The buyer was Bruce Johnson, who owned a Dupont Circle firm that performed historic renovations. He pronounced it fundamentally sound, and planned some painting, patching and plastering. Ultimately, he added air-conditioning and bathrooms. The building received much restoration and cosmetic work in preparation for a 1992 fundraising event called ”National Symphony Orchestra Decorators' Show House.” Johnson used the building to host other community events, meetings and other gatherings. These included ”Broadway Cares” benefits for AIDS/HIV research and treatment that featured live performances by cast members of ”Angels in America” and other shows visiting the Kennedy Center. Johnson and his partner Keith Kreger also rented out rooms in the house to members of the DC LGBT community, celebrated authors, political biographers, writers for national publications, political organizers, and others.

In 2001, realtor Humberto Gonzalez bought the property for $2.2 million. He sought to run it as a 16-room bed-and-breakfast inn and event venue, but nearby residents objected, and the city ultimately granted him a license to offer just six rooms for rent.

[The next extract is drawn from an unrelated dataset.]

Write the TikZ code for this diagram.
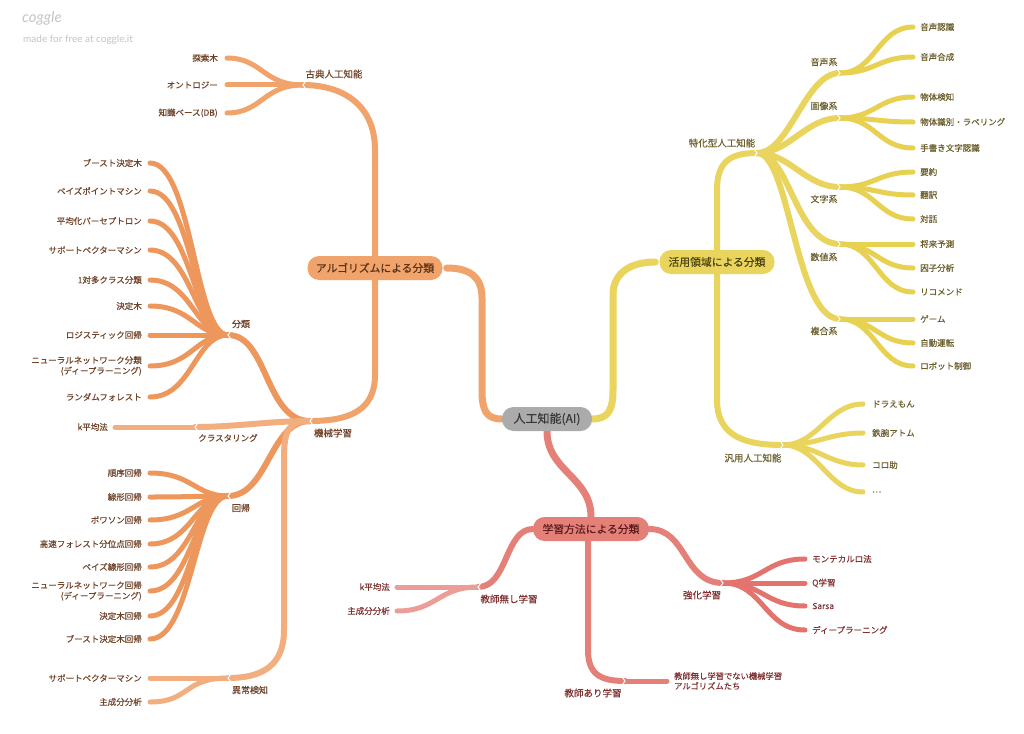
\documentclass[tikz,border=0pt]{standalone}
\usepackage{fontspec}
\setmainfont{Noto Sans CJK JP}[FakeBold=0.35]
\newfontfamily\logofont{Lato}
\newcommand\fsleaf{\fontsize{8.5pt}{10.5pt}\selectfont}
\newcommand\fssub{\fontsize{9pt}{11pt}\selectfont}
\newcommand\fsmid{\fontsize{9.5pt}{11pt}\selectfont}
\newcommand\fsbox{\fontsize{10.8pt}{12pt}\selectfont}
\newcommand\fsai{\fontsize{12pt}{14pt}\selectfont}
\definecolor{orL}{HTML}{F0A46C}
\definecolor{orD}{HTML}{ED975C}
\definecolor{orP}{HTML}{F2AE7E}
\definecolor{ye}{HTML}{E9D45E}
\definecolor{yeD}{HTML}{E8D050}
\definecolor{rd}{HTML}{E58079}
\definecolor{rdP}{HTML}{EC9D98}
\definecolor{rdD}{HTML}{E4736D}
\definecolor{grC}{HTML}{ABABAB}
\definecolor{tO}{HTML}{704329}
\definecolor{tY}{HTML}{6B5E2C}
\definecolor{tR}{HTML}{803232}
\definecolor{tOb}{HTML}{5A3218}
\definecolor{tYb}{HTML}{4E4412}
\definecolor{tRb}{HTML}{5A1C1C}
\definecolor{wm}{HTML}{C4C4C4}
\pgfdeclarelayer{bg}
\pgfdeclarelayer{paper}
\pgfsetlayers{paper,bg,main}
\begin{document}
\begin{tikzpicture}[x=1pt,y=-1pt,
  lk/.style={line cap=round,line join=round},
  w7/.style={lk,line width=7pt},
  w6/.style={lk,line width=6pt},
  w5/.style={lk,line width=5pt},
  mbox/.style={rounded corners=11.5pt, minimum height=24pt, inner sep=0pt, font=\fsbox},
  lfL/.style={anchor=east, inner sep=0pt, font=\fsleaf, align=right},
  lfR/.style={anchor=west, inner sep=0pt, font=\fsleaf, align=left},
  mid/.style={inner sep=0pt, font=\fsmid},
  sub/.style={inner sep=0pt, font=\fssub},
  notch/.style={draw=white, line width=1pt, line cap=round}
]
\useasboundingbox (0,0) rectangle (1024,733);
\begin{pgfonlayer}{paper}\fill[white] (0,0) rectangle (1024,733);\end{pgfonlayer}

% watermark
\node[anchor=west, inner sep=0pt, text=wm, font=\logofont\fontsize{15pt}{17pt}\selectfont\itshape] (logo) at (22,18) {coggle};
\node[anchor=west, inner sep=0pt, text=wm, font=\logofont\fontsize{10pt}{12pt}\selectfont] (made) at (23,40) {made for free at coggle.it};

% main boxes
\node[mbox, fill=grC, minimum width=90pt, font=\fsai, text=black!78] (ai) at (547,419) {人工知能(AI)};
\node[mbox, fill=orL, minimum width=135pt, text=tOb] (algo) at (375,268) {アルゴリズムによる分類};
\node[mbox, fill=ye, minimum width=115pt, text=tYb] (katsu) at (717,262) {活用領域による分類};
\node[mbox, fill=rd, minimum width=116pt, text=tRb] (gaku) at (591,529) {学習方法による分類};

% junction coordinates
\coordinate (koten) at (303,85);
\coordinate (kikai) at (310,421);
\coordinate (bunrui) at (228,335);
\coordinate (clus) at (195,427);
\coordinate (kaiki) at (228,496);
\coordinate (ijou) at (228,678);
\coordinate (tokka) at (757,153);
\coordinate (hanyou) at (783,445);
\coordinate (onsei) at (840,73);
\coordinate (gazou) at (840,118);
\coordinate (moji) at (840,187);
\coordinate (suuchi) at (840,244);
\coordinate (fukugou) at (840,319);
\coordinate (nashi) at (478,587);
\coordinate (kyouka) at (723,583);
\coordinate (ari) at (625,681);

% labels of junctions
\node[mid, text=tO] (kotenL) at (334,74) {古典人工知能};
\node[mid, text=tO] (kikaiL) at (333,433) {機械学習};
\node[sub, text=tO] (bunruiL) at (241,324) {分類};
\node[sub, text=tO, font=\fsleaf] (clusL) at (228,438) {クラスタリング};
\node[sub, text=tO] (kaikiL) at (241,508) {回帰};
\node[sub, text=tO] (ijouL) at (250,690) {異常検知};
\node[mid, text=tY] (tokkaL) at (722,143) {特化型人工知能};
\node[mid, text=tY] (hanyouL) at (753,458) {汎用人工知能};
\node[sub, text=tY] (onseiL) at (824,62) {音声系};
\node[sub, text=tY] (gazouL) at (824,106) {画像系};
\node[sub, text=tY] (mojiL) at (824,199) {文字系};
\node[sub, text=tY] (suuchiL) at (824,257) {数値系};
\node[sub, text=tY] (fukugouL) at (824,331) {複合系};
\node[mid, text=tR] (nashiL) at (509,599) {教師無し学習};
\node[mid, text=tR] (kyoukaL) at (702,595) {強化学習};
\node[mid, text=tR] (ariL) at (593,693) {教師あり学習};

\begin{pgfonlayer}{bg}
% root links
\draw[w7, orL] (ai.west) .. controls +(-16,0) and +(0,20) .. (482,390) -- (482,298) .. controls +(0,-22) and +(22,0) .. ([xshift=4pt]algo.east);
\draw[w7, ye] (ai.east) .. controls +(16,0) and +(0,20) .. (613,390) -- (613,295) .. controls +(0,-22) and +(-25,0) .. ([xshift=-4pt]katsu.west);
\draw[w7, rd] (ai.south) .. controls +(0,40) and +(0,-40) .. (gaku.north);
% box children
\draw[w6, orL] (algo.north) -- (375,150) .. controls +(0,-45) and +(40,0) .. (koten);
\draw[w6, orL] (algo.south) -- (375,375) .. controls +(0,35) and +(40,0) .. (kikai);
\draw[w6, ye] (katsu.north) -- (717,190) .. controls +(0,-30) and +(-25,0) .. (tokka);
\draw[w6, ye] (katsu.south) -- (717,400) .. controls +(0,38) and +(-35,0) .. (hanyou);
\draw[w6, rd] (gaku.west) .. controls +(-28,0) and +(30,0) .. (nashi);
\draw[w6, rd] (gaku.east) .. controls +(38,0) and +(-40,0) .. (kyouka);
\draw[w6, rd] ([xshift=-3pt]gaku.south) -- (588,650) .. controls +(0,24) and +(-25,0) .. (ari);
% grandchildren
\draw[w6, orD] (kikai) .. controls +(-45,0) and +(40,0) .. (bunrui);
\draw[w6, orP] (kikai) .. controls +(-40,0) and +(40,0) .. (clus);
\draw[w6, orD] (kikai) .. controls +(-40,0) and +(40,0) .. (kaiki);
\draw[w6, orP] (kikai) .. controls +(-22,0) and +(0,-30) .. (284,460) -- (284,630) .. controls +(0,35) and +(35,0) .. (ijou);
\foreach \c in {onsei,gazou,moji} \draw[w6, ye] (tokka) .. controls +(33,0) and +(-35,0) .. (\c);
\foreach \c in {suuchi,fukugou} \draw[w6, ye] (tokka) .. controls +(33,0) and +(-45,0) .. (\c);
\end{pgfonlayer}

% ---- leaves: 古典
\foreach \n/\y/\t in {1/58/探索木, 2/85/オントロジー, 3/113/知識ベース(DB)} {
  \coordinate (ke\n) at (227,\y);
  \node[lfL, text=tO] (kt\n) at (218,\y) {\t};
  \begin{pgfonlayer}{bg}\draw[w5, orL] (koten) .. controls +(-40,0) and +(35,0) .. (ke\n);\end{pgfonlayer}
}
% 分類
\foreach \n/\y/\t in {1/163/ブースト決定木, 2/191/ベイズポイントマシン, 3/221/平均化パーセプトロン, 4/250/サポートベクターマシン, 5/280/1対多クラス分類, 6/306/決定木, 7/335/ロジスティック回帰, 8/366/{ニューラルネットワーク分類\\(ディープラーニング)}, 9/397/ランダムフォレスト} {
  \coordinate (be\n) at (150,\y);
  \node[lfL, text=tO] (bt\n) at (142,\y) {\t};
  \begin{pgfonlayer}{bg}\draw[w5, orD] (bunrui) .. controls +(-33,0) and +(42,0) .. (be\n);\end{pgfonlayer}
}
% クラスタリング
\coordinate (ce1) at (115,427);
\node[lfL, text=tO] (ct1) at (108,427) {k平均法};
\begin{pgfonlayer}{bg}\draw[w5, orP] (clus) -- (ce1);\end{pgfonlayer}
% 回帰
\foreach \n/\y/\t in {1/473/順序回帰, 2/497/線形回帰, 3/520/ポワソン回帰, 4/544/高速フォレスト分位点回帰, 5/567/ベイズ線形回帰, 6/591/{ニューラルネットワーク回帰\\(ディープラーニング)}, 7/616/決定木回帰, 8/639/ブースト決定木回帰} {
  \coordinate (re\n) at (150,\y);
  \node[lfL, text=tO] (rt\n) at (142,\y) {\t};
  \begin{pgfonlayer}{bg}\draw[w5, orD] (kaiki) .. controls +(-33,0) and +(42,0) .. (re\n);\end{pgfonlayer}
}
% 異常検知
\foreach \n/\y/\t in {1/678/サポートベクターマシン, 2/702/主成分分析} {
  \coordinate (ie\n) at (150,\y);
  \node[lfL, text=tO] (it\n) at (142,\y) {\t};
  \begin{pgfonlayer}{bg}\draw[w5, orP] (ijou) .. controls +(-45,0) and +(40,0) .. (ie\n);\end{pgfonlayer}
}
% yellow leaves
\foreach \g/\n/\y/\t in {onsei/1/27/音声認識, onsei/2/57/音声合成, gazou/3/97/物体検知, gazou/4/122/物体識別・ラベリング, gazou/5/148/手書き文字認識, moji/6/172/要約, moji/7/195/翻訳, moji/8/219/対話, suuchi/9/244/将来予測, suuchi/10/268/因子分析, suuchi/11/292/リコメンド, fukugou/12/319/ゲーム, fukugou/13/343/自動運転, fukugou/14/366/ロボット制御} {
  \coordinate (ye\n) at (913,\y);
  \node[lfR, text=tY] (yt\n) at (920,\y) {\t};
  \begin{pgfonlayer}{bg}\draw[w5, yeD] (\g) .. controls +(35,0) and +(-35,0) .. (ye\n);\end{pgfonlayer}
}
\foreach \n/\y/\t in {1/404/ドラえもん, 2/433/鉄腕アトム, 3/465/コロ助, 4/492/…} {
  \coordinate (he\n) at (863,\y);
  \node[lfR, text=tY] (ht\n) at (872,\y) {\t};
  \begin{pgfonlayer}{bg}\draw[w5, ye] (hanyou) .. controls +(35,0) and +(-35,0) .. (he\n);\end{pgfonlayer}
}
% red leaves
\foreach \n/\y/\t in {1/559/モンテカルロ法, 2/583/Q学習, 3/606/Sarsa, 4/630/ディープラーニング} {
  \coordinate (qe\n) at (805,\y);
  \node[lfR, text=tR] (qt\n) at (812,\y) {\t};
  \begin{pgfonlayer}{bg}\draw[w5, rdD] (kyouka) .. controls +(40,0) and +(-40,0) .. (qe\n);\end{pgfonlayer}
}
\foreach \n/\y/\t in {1/587/k平均法, 2/611/主成分分析} {
  \coordinate (ne\n) at (397,\y);
  \node[lfL, text=tR] (nt\n) at (390,\y) {\t};
  \begin{pgfonlayer}{bg}\draw[w5, rdP] (nashi) .. controls +(-40,0) and +(40,0) .. (ne\n);\end{pgfonlayer}
}
\coordinate (ae1) at (667,681);
\node[lfR, text=tR, font=\fontsize{8.3pt}{10pt}\selectfont] (at1) at (674,681) {教師無し学習でない機械学習\\アルゴリズムたち};
\begin{pgfonlayer}{bg}\draw[w5, rd] (ari) -- (ae1);\end{pgfonlayer}

% notches
\foreach \p in {koten,kikai,bunrui,clus,kaiki,ijou,nashi}
  \draw[notch] ([shift={(2.5pt,3.5pt)}]\p) -- (\p) -- ([shift={(2.5pt,-3.5pt)}]\p);
\foreach \p in {tokka,hanyou,onsei,gazou,moji,suuchi,fukugou,kyouka,ari}
  \draw[notch] ([shift={(-2.5pt,3.5pt)}]\p) -- (\p) -- ([shift={(-2.5pt,-3.5pt)}]\p);
\end{tikzpicture}
\end{document}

In 2008, Gonzalez began seeking to sell the mansion.

In February 2011, Gonzalez sold the house for $5.75 million to the Republic of the Congo, which announced plans to move its embassy to the property. In subsequent hearings before the Foreign Mission Board of Zoning Adjustment, which rules on applications to locate embassies, Congolese government officials asked to add a driveway to the front yard. The board rejected the request, and the officials promised not to pave over the front yard, whereupon the board approved the application to move the embassy. In September, Congo broke their promise, paving the front yard with concrete and removing three large trees in the process. The Congolese government was then ordered by the U.S. State Department and the District of Columbia Department of Transportation to remove the concrete and restore the yard by December 17. Congo began complying with the order on the deadline day.